The surprise here was that the fact this story has an actual ending. While seeking answers to who committed the crime in the first series, they never got conclusive proof of who drew over the teachers cars. While it made for a compelling ending that attacked the central conceit of True Crime shows and that we need to take what we are told with a grain of salt. However here there is an answer, the Turd Burglar is revealed in spectacular fashion and it ends up leaving more questions and problems to ponder. Reaching the end with an answer oddly feels emptier than leaving your options open.
Speaking of the conclusion, Vandal has an ability to mess with its own form in favour of making a point but most viewers will be watching for the shows comedic elements.

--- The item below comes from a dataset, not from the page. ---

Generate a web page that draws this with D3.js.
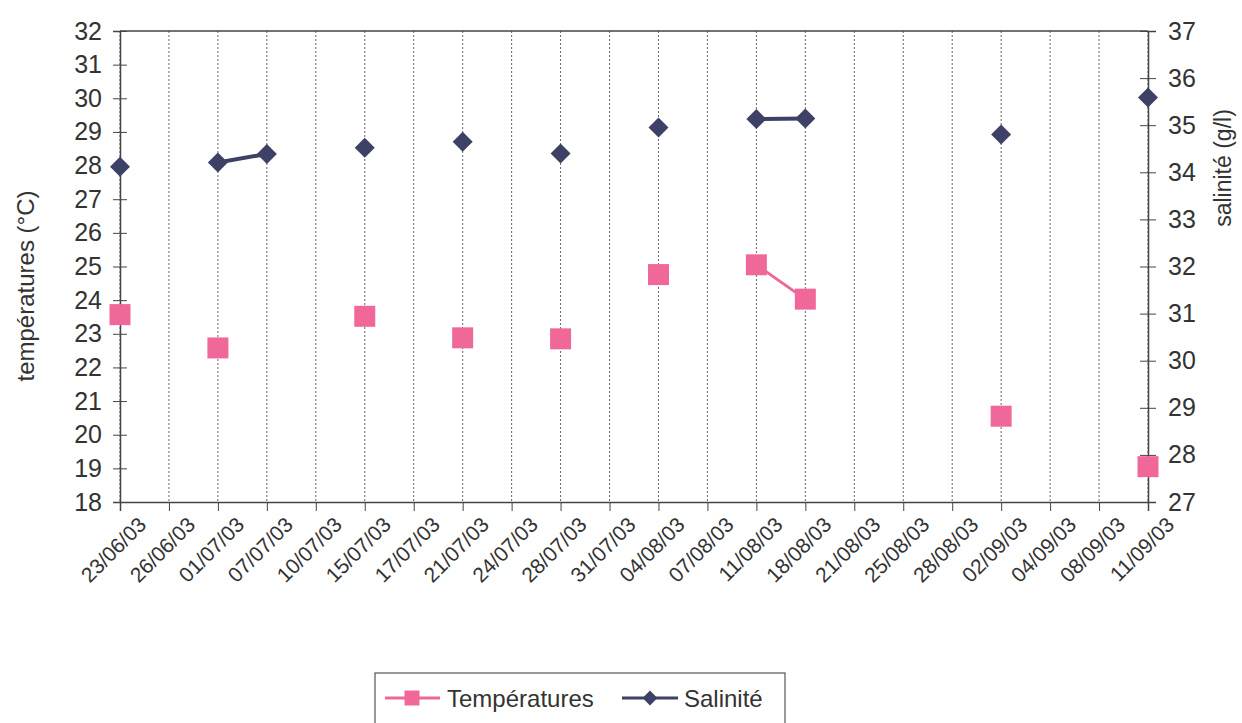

The problem with this is that the final flurry of episodes transitions the show into a straight drama. The final two episodes in particular jettison any sense of comedy as the true nature of the crime is revealed and the horrific nature of how this community has been abused rears its ugly head. It’s all smartly done but the lack of any humour drags down the final instalments down as it forces viewers to face their own inadequacies.
While its easy to appreciate, Vandal season two is an exercise in changing societal programming. While we spend six episodes laughing at the expense of these characters, something Sam even joins in with at times, the final two episodes made me surprisingly guilty. The show revels in reminding us that there are no victim-less crimes. While we enjoy ourselves at others expense we are dragged down for judging these characters in the end. This might be a way the show acknowledges how we prejudge people based on how they come across but all it really does is point out our hidden prejudices and make us feel bad about them.
However if we are forced to eat our greens once in a blue moon while enjoying ourselves the rest of the time I can live with that ratio. In the end Vandal is unbelievably smart, constructed in a way that provides constant surprises and filled with a cast of excellent performers who are smartly written. Unfortunately there will not be more of this to come but if this really is the end, it’s a strong one.